Thanks for the response. I believe it is made of PVC. My friend can probably store it inflated in his basement. Not sure where I should buy the 303. Not much around where I live. Any good online stores?

As for when we raft should I have it inflated to the max?


----------



## hawkiirock (Jun 19, 2010)

Wow ok thanks. Interesting to find out what is best. I will try storing it inflated for sure but we have to roll it up each time we use it. Just want to get as much out of it as possible since it probably has zero "REAL" warranty


kclowe said:


> If you have the space to leave it inflated, that will make all the difference.
> I have a hypalon boat and a pvc boat. I use a LOT of 303 on the hypalon boat, but I was told that you really shouldn't use much on the pvc. I don't know how good the source was, but it made sense when she explained it. I only put it on the pvc rig once a year. I never roll that boat, and that seems to help. I can't really find an answer on the web, so that's what I'm going with for now.
> 
> Kim


----------



## hawkiirock (Jun 19, 2010)

This is item description

Heavy duty 1000 denier polyester re-enforced- PVC - Weight - 1100 g/m©÷ Thickness - 0.9mm
These boats are made with an extremely rugged material that is very difficult to puncture or tear.
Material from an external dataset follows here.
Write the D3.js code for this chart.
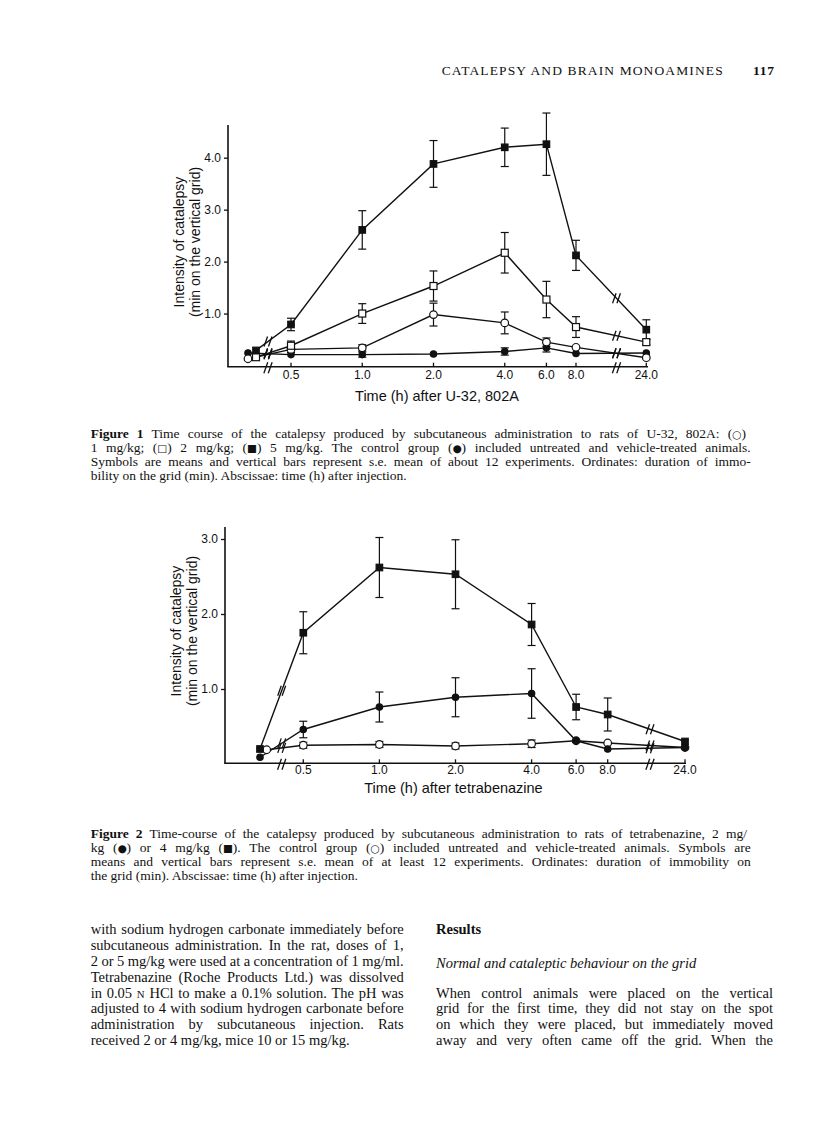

Our Fabric is made with the STS (SOL Type System) process. This does not merely coat the internal reinforcement fabric with an outer layer, but forces the outer material into the thousands of tiny gaps in the base fabric weave to form a single homogenous material







Four separate Air Chambers. The boat features 4 separate air chambers in the main hull, unlike many small inflatable tenders that have only port and starboard chambers
Eight carrying handles
Inflatables are handmade from the finest quality fabrics​It is handmade with high quality materials and carefully supervised during its manufacturing process.
Hand sealed is the most reliable and traditional way to make perfect inflatable boat


----------



## angrylion (May 11, 2009)

Aire boats are pvc. I have called the factory a few times and they say you should never apply 303. Apparrently 303 removes the plasticizers from the fabric. Unlike hypalon, which is made of rubber, pvc is plastic on fabric. 303 keeps hypalon supple but dries out pvc.


----------



## angrylion (May 11, 2009)

angrylion said:


> Aire boats are pvc. I have called the factory a few times and they say you should never apply 303. Apparrently 303 removes the plasticizers from the fabric. Unlike hypalon, which is made of rubber, pvc is plastic on fabric. 303 keeps hypalon supple but dries out pvc.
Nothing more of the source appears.